Twenty-one year-old Khaled Abd al-Khalq likes to think the new Libya will be fairer than the old one.
“Before, especially in construction, the businessmen with connections to the people around Gaddafi dominated the industry and made sure they had the biggest share of the cake,” Abd al-Khalq said.
“Now the country is changing. We hope we can do more business than before.”
Abd al-Khalq fought his way from the far east of the country to his hometown of Tripoli during the revolution. Now, he is back at work at his father’s small construction company.
“It changed everything,” he said in a shy voice when asked about the uprising that ended Gaddafi’s 42-year rule.
“Before the revolution we didn’t have any dreams at all. We were just living.”
In the old Libya, Abd al-Khalq quit his studies after high-school because he “didn’t like it.” Now he has signed up for university classes in management and is busy supervising the family firm’s construction sites.
Many of the construction workers his company employed were foreigners and left the country during Libya’s eight-month civil war. He has been working to bring them back and obtain the necessary immigration papers for those who need them.
“I’m still signed up to the brigade but there’s no use for it now.

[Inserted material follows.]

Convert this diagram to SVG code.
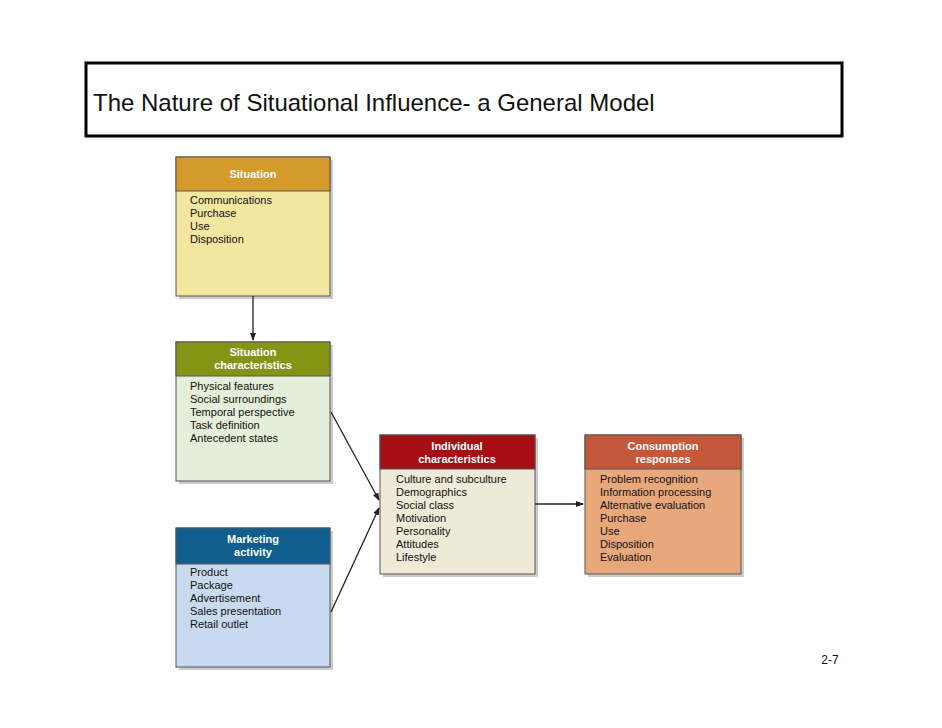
<svg xmlns="http://www.w3.org/2000/svg" width="942" height="728" viewBox="0 0 942 728">
<style>
text{font-family:"Liberation Sans",Arial,sans-serif}
.h{fill:#fff;font-weight:bold;font-size:11px;text-anchor:middle}
.b{fill:#111;font-size:11px}
.box{stroke:#555;stroke-width:1}
.sh{fill:#999;opacity:.5}
.c{stroke:#222;stroke-width:1.3;fill:none;marker-end:url(#a)}
</style>
<defs><marker id="a" markerWidth="8" markerHeight="8" refX="7" refY="4" orient="auto" markerUnits="userSpaceOnUse"><path d="M0,1 L8,4 L0,7 z" fill="#222"/></marker></defs>
<rect width="942" height="728" fill="#fff"/>
<g id="title"><rect x="86" y="63" width="756" height="73" fill="none" stroke="#000" stroke-width="3"/>
<text x="93" y="111" font-size="24" fill="#111">The Nature of Situational Influence- a General Model</text></g>
<g id="situation"><rect class="sh" x="179" y="160" width="154" height="139"/><rect class="box" x="176" y="157" width="154" height="139" fill="#f3e7a0"/><rect x="176" y="157" width="154" height="34" fill="#d49b2c" class="box"/>
<text class="h" x="253" y="178">Situation</text>
<text class="b" x="190" y="204">Communications</text><text class="b" x="190" y="217">Purchase</text><text class="b" x="190" y="230">Use</text><text class="b" x="190" y="243">Disposition</text></g>
<g id="sitchar"><rect class="sh" x="179" y="345" width="154" height="139"/><rect class="box" x="176" y="342" width="154" height="139" fill="#e4efd9"/><rect x="176" y="342" width="154" height="34" fill="#849516" class="box"/>
<text class="h" x="253" y="356">Situation</text><text class="h" x="253" y="369">characteristics</text>
<text class="b" x="190" y="390">Physical features</text><text class="b" x="190" y="403">Social surroundings</text><text class="b" x="190" y="416">Temporal perspective</text><text class="b" x="190" y="429">Task definition</text><text class="b" x="190" y="442">Antecedent states</text></g>
<g id="marketing"><rect class="sh" x="179" y="531" width="154" height="139"/><rect class="box" x="176" y="528" width="154" height="139" fill="#c9daf0"/><rect x="176" y="528" width="154" height="36" fill="#0f5e8e" class="box"/>
<text class="h" x="253" y="543">Marketing</text><text class="h" x="253" y="556">activity</text>
<text class="b" x="190" y="576">Product</text><text class="b" x="190" y="589">Package</text><text class="b" x="190" y="602">Advertisement</text><text class="b" x="190" y="615">Sales presentation</text><text class="b" x="190" y="628">Retail outlet</text></g>
<g id="individual"><rect class="sh" x="383" y="438" width="155" height="139"/><rect class="box" x="380" y="435" width="155" height="139" fill="#efe9d8"/><rect x="380" y="435" width="155" height="34" fill="#a60e14" class="box"/>
<text class="h" x="457" y="450">Individual</text><text class="h" x="457" y="463">characteristics</text>
<text class="b" x="396" y="483">Culture and subculture</text><text class="b" x="396" y="496">Demographics</text><text class="b" x="396" y="509">Social class</text><text class="b" x="396" y="522">Motivation</text><text class="b" x="396" y="535">Personality</text><text class="b" x="396" y="548">Attitudes</text><text class="b" x="396" y="561">Lifestyle</text></g>
<g id="consumption"><rect class="sh" x="588" y="438" width="156" height="139"/><rect class="box" x="585" y="435" width="156" height="139" fill="#e9a77c"/><rect x="585" y="435" width="156" height="34" fill="#c5573a" class="box"/>
<text class="h" x="663" y="450">Consumption</text><text class="h" x="663" y="463">responses</text>
<text class="b" x="600" y="483">Problem recognition</text><text class="b" x="600" y="496">Information processing</text><text class="b" x="600" y="509">Alternative evaluation</text><text class="b" x="600" y="522">Purchase</text><text class="b" x="600" y="535">Use</text><text class="b" x="600" y="548">Disposition</text><text class="b" x="600" y="561">Evaluation</text></g>
<g id="connectors">
<path class="c" d="M253,296 L253,340"/>
<path class="c" d="M331,412 L379,500"/>
<path class="c" d="M331,612 L379,508"/>
<path class="c" d="M535,504 L583,504"/>
</g>
<text x="830" y="664" font-size="12" fill="#111" text-anchor="middle">2-7</text>
</svg>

My priority right now is my job even though there’s no work at the moment,” he said, sipping coffee on a cafe terrace.
“We’re preparing the whole business so we’ll be ready for any work that comes.”
Much of Libya’s economy is at a standstill as the new provisional government focuses on basic needs such as ensuring security.
Libya’s numerous militias, such as the Capital Martyrs’ Brigade that Abd al-Khalq fought with, have yet to lay down their weapons. Many military leaders are jostling for positions ahead of elections scheduled for the middle of next year. But the most important thing is to make the country a fairer place, he said, particularly for business.